Toyin Lolu-Ogunmade, créatrice de l’agence Precious Conceptions, qui aide les couples luttant contre l’infertilité, avec une photo de sa famille, en décembre 2018, à Lagos. / FLORIAN PLAUCHEUR / AFP

Ada est devenue mère porteuse parce que son propriétaire menaçait de l’expulser avec sa famille de leur appartement de Lagos, une ville tentaculaire de 20 millions d’habitants dans le sud du Nigeria. Sans ressources, la jeune femme a eu l’idée, pour gagner de l’argent, de porter un enfant pour d’autres. Quand elle en a parlé à son mari, il a d’abord refusé. « Il a crié : Comment peut-on faire une chose pareille ? N’y pense même pas ! », se souvient-elle.

Elle avait entendu parler de la gestation pour autrui (GPA) dans une émission de télé-réalité américaine. Mais avant qu’une femme de son entourage ne lui avoue y avoir eu recours pour concevoir ses enfants, Ada ignorait que cela se faisait au Nigeria.

La pratique est mal vue, autant chez les chrétiens évangélistes du sud du pays que par les imams du nord. Elle est cependant utilisée dans des clans polygames igbo ou yoruba : selon la tradition, dans certains villages igbo, une femme veuve ou séparée peut « épouser » une autre femme qui lui offrira un enfant. Les enfants nés du mariage prennent alors le nom du « mari féminin » et l’identité du donneur masculin n’est pas divulguée.

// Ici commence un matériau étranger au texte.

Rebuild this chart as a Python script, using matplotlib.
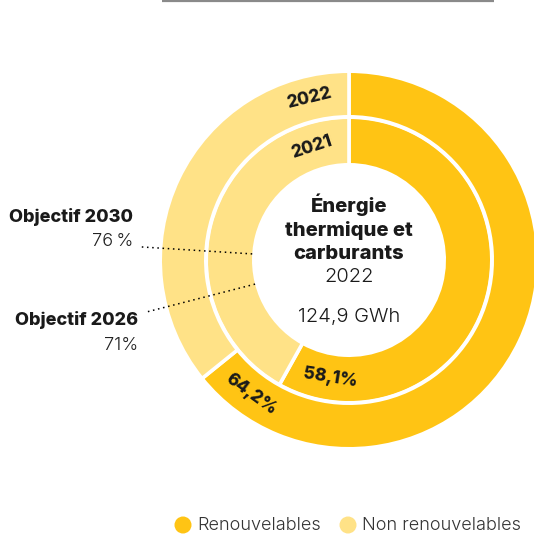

Mais les traditions s’effacent au fil des ans, peu à peu remplacées par le secret et par un système opaque très lucratif. Car au Nigeria aucune loi n’encadre la GPA, qui n’est donc ni autorisée ni interdite.

814 décès pour 100 000 naissances

Pour avoir porté et donné naissance à des jumeaux, Ada a reçu 2 millions de nairas (environ 4 800 euros). Les parents « demandeurs » lui ont également payé un logement décent pour elle, son mari et leurs enfants pendant la grossesse. « C’est ce qui était le plus important pour moi », explique-t-elle à l’Agence France-Presse (AFP). « La pression pour quitter notre appartement était de plus en plus forte, et quand j’ai montré le montant de notre dette à mon mari il a peu à peu accepté mon idée, même si ça lui faisait peur. »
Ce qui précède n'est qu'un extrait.